Remy's father (voiced by Brian Dennehy) suddenly realises
his son is an asset – a poison detector. But Remy
has ambitions beyond playing the safety inspector of his
clan. Routed by an old lady whose shotgun assault of her
own home becomes somewhat self defeating, Remy is cast into
the drains of France, bereft of family and friends, and
ends up in Paris conversing with the spirit of a dead master
Chef – the once owner of one of the most respected
restaurants of Paris.
Spying
on a lowly worker employed to take out the rubbish, Remy
witnesses his inept efforts at cookery and needing some
rodent refinement. Cue Remy's soup rescue and the lowly
worker, Linguini's, utter disbelief at a rat adding ingredients
to a soup that would have taken the varnish off Vivien Westwood's
nails. Charged to dispose of Remy, Linguini realises that
this rodent not only can understand his plaintive grudges
but promises to be the Yoda to his Luke. The only "Uh,
hang on!" is the script's assumption that a human being
can be physically puppeteered and intricately controlled
by the tugging of hair. It's a beautiful but wanting conceit
but it takes a large slice of fantasy swallowing to be comfortable
with this idea.

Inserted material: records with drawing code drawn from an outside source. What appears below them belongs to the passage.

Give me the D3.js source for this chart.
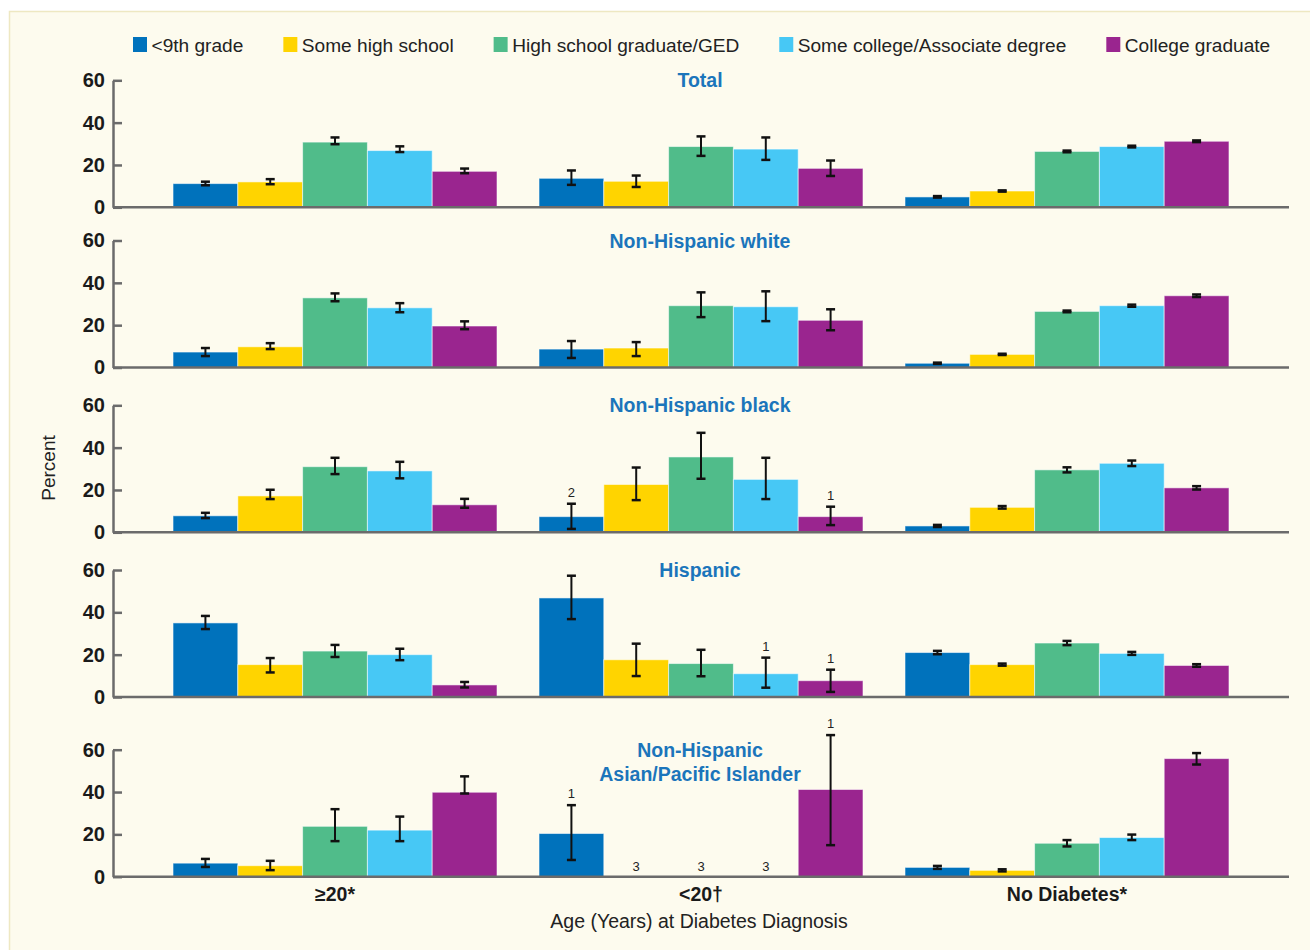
<!DOCTYPE html>
<html>
<head>
<meta charset="utf-8">
<script src="https://cdn.jsdelivr.net/npm/d3@7"></script>
<style>
  html, body { margin: 0; padding: 0; background: #ffffff; }
  svg { display: block; font-family: "Liberation Sans", Arial, sans-serif; }
</style>
</head>
<body>
<svg id="chart" width="1310" height="950"></svg>
<script>
// Age groups at diagnosis (x categories) and education levels (series)
const groups = ["≥20*", "<20†", "No Diabetes*"];
const levels = ["<9th grade", "Some high school", "High school graduate/GED",
                "Some college/Associate degree", "College graduate"];
const levelColors = ["#0072BC", "#FFD400", "#50BC8A", "#47C8F5", "#9A258F"];
const yTicks = [0, 20, 40, 60];

// Percent by group (rows) and education level (columns), with 95% CI bounds
const totalPct = [[11.2, 12.0, 30.8, 26.8, 17.0], [13.7, 12.3, 28.7, 27.5, 18.4], [4.9, 7.7, 26.4, 28.7, 31.2]];
const totalLo  = [[10.4, 10.9, 29.8, 26.1, 16.1], [10.6, 9.6, 24.3, 22.4, 14.8], [4.6, 7.4, 26.0, 28.3, 30.8]];
const totalHi  = [[12.1, 13.3, 33.0, 28.8, 18.3], [17.4, 15.0, 33.5, 33.0, 22.1], [5.3, 8.0, 26.8, 29.1, 31.6]];

const whitePct = [[7.3, 9.8, 32.9, 28.2, 19.6], [8.7, 9.2, 29.2, 28.7, 22.3], [2.0, 6.2, 26.5, 29.2, 33.9]];
const whiteLo  = [[5.4, 8.7, 31.3, 26.1, 18.1], [4.5, 5.4, 23.8, 21.9, 17.6], [1.7, 5.9, 26.1, 28.7, 33.3]];
const whiteHi  = [[9.2, 11.5, 35.0, 30.4, 21.8], [12.5, 12.0, 35.5, 36.0, 27.5], [2.3, 6.5, 26.9, 29.7, 34.5]];

const blackPct = [[7.8, 17.2, 31.0, 29.0, 13.0], [7.4, 22.6, 35.6, 25.0, 7.4], [3.0, 11.8, 29.5, 32.6, 21.0]];
const blackLo  = [[6.7, 15.7, 27.5, 25.5, 11.6], [1.6, 15.2, 25.3, 15.7, 3.4], [2.5, 11.2, 28.3, 31.3, 20.2]];
const blackHi  = [[9.2, 20.1, 35.2, 33.3, 15.8], [13.5, 30.6, 47.0, 35.2, 12.1], [3.5, 12.4, 30.7, 33.9, 21.8]];
const blackNotes = [[null, null, null, null, null], ["2", null, null, null, "1"], [null, null, null, null, null]];

const hispPct = [[35.0, 15.3, 21.7, 20.0, 5.7], [46.8, 17.6, 15.8, 11.0, 7.7], [21.0, 15.3, 25.5, 20.6, 14.9]];
const hispLo  = [[32.1, 11.6, 18.9, 17.4, 4.5], [36.8, 9.9, 9.8, 4.4, 2.4], [20.2, 14.8, 24.5, 19.9, 14.3]];
const hispHi  = [[38.3, 18.4, 24.6, 22.8, 7.1], [57.3, 25.2, 22.3, 18.6, 12.9], [21.8, 15.8, 26.5, 21.3, 15.5]];
const hispNotes = [[null, null, null, null, null], [null, null, null, "1", "1"], [null, null, null, null, null]];

const asianPct = [[6.4, 5.2, 23.8, 22.0, 39.9], [20.4, null, null, null, 41.2], [4.4, 3.0, 15.8, 18.5, 55.8]];
const asianLo  = [[4.6, 3.1, 16.8, 16.8, 39.3], [7.9, null, null, null, 14.9], [3.7, 2.5, 14.3, 17.3, 53.0]];
const asianHi  = [[8.4, 7.5, 31.9, 28.4, 47.4], [33.8, null, null, null, 66.9], [5.1, 3.5, 17.3, 19.9, 58.4]];
const asianNotes = [[null, null, null, null, null], ["1", "3", "3", "3", "1"], [null, null, null, null, null]];

const panels = [
  { title: ["Total"], pct: totalPct, lo: totalLo, hi: totalHi, notes: null },
  { title: ["Non-Hispanic white"], pct: whitePct, lo: whiteLo, hi: whiteHi, notes: null },
  { title: ["Non-Hispanic black"], pct: blackPct, lo: blackLo, hi: blackHi, notes: blackNotes },
  { title: ["Hispanic"], pct: hispPct, lo: hispLo, hi: hispHi, notes: hispNotes },
  { title: ["Non-Hispanic", "Asian/Pacific Islander"], pct: asianPct, lo: asianLo, hi: asianHi, notes: asianNotes }
];

// ---- layout ----
const svg = d3.select("#chart");
const axisLeft = 113, axisRight = 1289;
const panelBase = [207.3, 367.5, 532.3, 697, 876.7];
const panelSpan = 127;
const titleColor = "#1B75BB";
const axisColor = "#6b6b6b";

// page background panel
svg.append("rect").attr("x", 9.5).attr("y", 11.5).attr("width", 1320).attr("height", 960)
  .attr("fill", "#FDFBEE").attr("stroke", "#EEE8C2").attr("stroke-width", 1.5);

const x0 = d3.scaleBand().domain(groups).range([axisLeft, axisRight])
  .paddingInner(0.1148).paddingOuter(0.164);
const x1 = d3.scaleBand().domain(levels).range([0, x0.bandwidth()]).padding(0);

panels.forEach((p, pi) => {
  const base = panelBase[pi];
  const y = d3.scaleLinear().domain([0, 60]).range([base, base - panelSpan]);
  const g = svg.append("g");

  // y axis with inward ticks
  const ya = g.append("g").attr("transform", `translate(${axisLeft},0)`)
    .call(d3.axisLeft(y).tickValues(yTicks).tickSize(-9).tickPadding(8).tickSizeOuter(0));
  ya.select(".domain").attr("stroke", axisColor).attr("stroke-width", 2.5);
  ya.selectAll(".tick line").attr("stroke", axisColor).attr("stroke-width", 2.5);
  ya.selectAll(".tick text").attr("font-size", 20).attr("font-weight", "bold")
    .attr("fill", "#1a1a1a").attr("font-family", "Liberation Sans, Arial, sans-serif");

  // bars
  groups.forEach((grp, gi) => {
    levels.forEach((lev, li) => {
      const v = p.pct[gi][li];
      const bx = x0(grp) + x1(lev);
      if (v != null) {
        g.append("rect").attr("x", bx).attr("y", y(v))
          .attr("width", x1.bandwidth()).attr("height", base - y(v))
          .attr("fill", levelColors[li])
          .attr("stroke", "rgba(255,255,255,0.55)").attr("stroke-width", 1);
      }
    });
  });

  // baseline axis
  g.append("line").attr("x1", axisLeft).attr("x2", axisRight).attr("y1", base).attr("y2", base)
    .attr("stroke", axisColor).attr("stroke-width", 2.5);

  // error bars and footnote markers
  groups.forEach((grp, gi) => {
    levels.forEach((lev, li) => {
      const cx = x0(grp) + x1(lev) + x1.bandwidth() / 2;
      const lo = p.lo[gi][li], hi = p.hi[gi][li];
      if (lo != null && hi != null) {
        const eb = g.append("g").attr("stroke", "#111").attr("stroke-width", 2);
        eb.append("line").attr("x1", cx).attr("x2", cx).attr("y1", y(lo)).attr("y2", y(hi));
        eb.append("line").attr("x1", cx - 4.5).attr("x2", cx + 4.5).attr("y1", y(lo)).attr("y2", y(lo)).attr("stroke-width", 2.5);
        eb.append("line").attr("x1", cx - 4.5).attr("x2", cx + 4.5).attr("y1", y(hi)).attr("y2", y(hi)).attr("stroke-width", 2.5);
      }
      const note = p.notes ? p.notes[gi][li] : null;
      if (note) {
        const ny = hi != null ? y(hi) - 7 : base - 6;
        g.append("text").attr("x", cx).attr("y", ny).attr("text-anchor", "middle")
          .attr("font-size", 13).attr("fill", "#222").text(note);
      }
    });
  });

  // panel title
  p.title.forEach((line, k) => {
    g.append("text").attr("x", 700).attr("y", y(60) + 7 + k * 24)
      .attr("text-anchor", "middle").attr("font-size", 19.5).attr("font-weight", "bold")
      .attr("fill", titleColor).text(line);
  });
});

// x category labels
groups.forEach(grp => {
  svg.append("text").attr("x", x0(grp) + x0.bandwidth() / 2).attr("y", 901)
    .attr("text-anchor", "middle").attr("font-size", 19.5).attr("font-weight", "bold")
    .attr("fill", "#1a1a1a").text(grp);
});

// axis titles
svg.append("text").attr("x", 699).attr("y", 928).attr("text-anchor", "middle")
  .attr("font-size", 19.5).attr("fill", "#222").text("Age (Years) at Diabetes Diagnosis");
svg.append("text").attr("transform", "translate(55,468) rotate(-90)").attr("text-anchor", "middle")
  .attr("font-size", 19).attr("fill", "#222").text("Percent");

// legend
let lx = 133;
levels.forEach((lev, i) => {
  const item = svg.append("g");
  item.append("rect").attr("x", lx).attr("y", 37).attr("width", 14).attr("height", 15).attr("fill", levelColors[i]);
  const t = item.append("text").attr("x", lx + 18.5).attr("y", 51.5).attr("font-size", 19.1)
    .attr("fill", "#222").text(lev);
  lx += 18.5 + t.node().getComputedTextLength() + 40;
});
</script>
</body>
</html>
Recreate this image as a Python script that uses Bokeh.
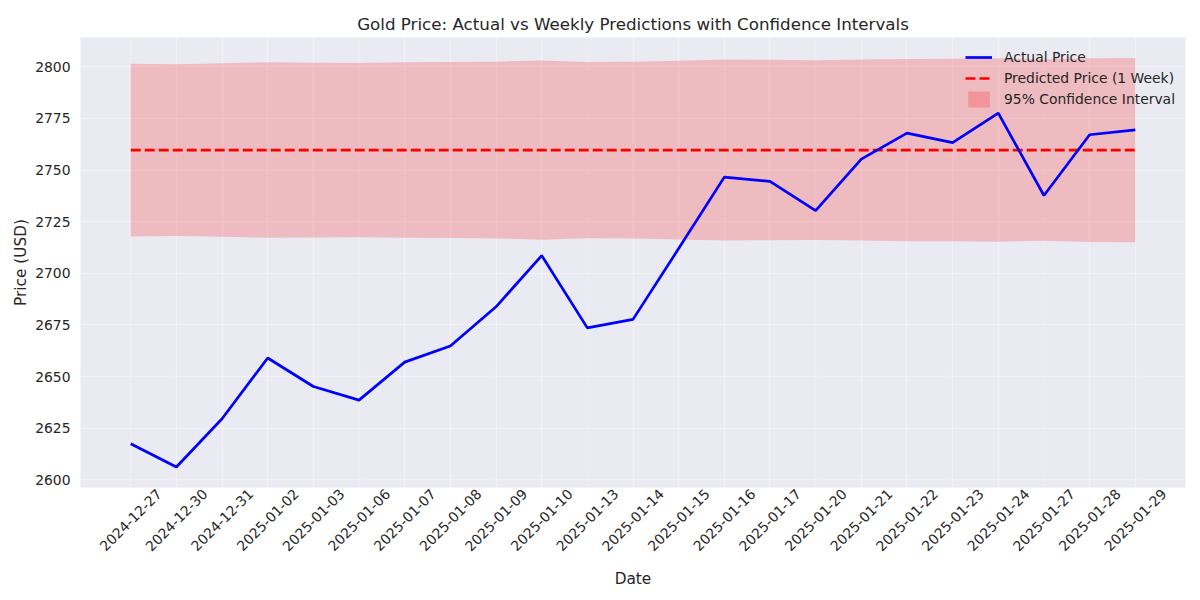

I said to myself "Get over it!"
But it took a while. Bird sold the idea well enough by spending
some time on the 'training montage'. Peter O'Toole is brilliant
as Anton Ego, the food critic whose honey voiced barbs drip
with malicious relish and whose selfless decision making
and critical integrity serve as the film's climax –
and it is remarkably affecting bringing a lump to the throat
that no foodie movie I know has ever done before.
Of
course, there's romance, action, humour (both sly, literary
and slapstick) but above all, there is a tremendous amount
of warmth and much more of an adult sensibility –
like a film for children (duh) but made with dark chocolate,
not milk. If I cannot articulate what I mean I shouldn't
be writing reviews (shut up, at the back there) so let's
have another crack at it. Ratatouille moved
a 46 year old man as much as it touched his 11 year old
son. Now that has Pixar written all over it... Bravo.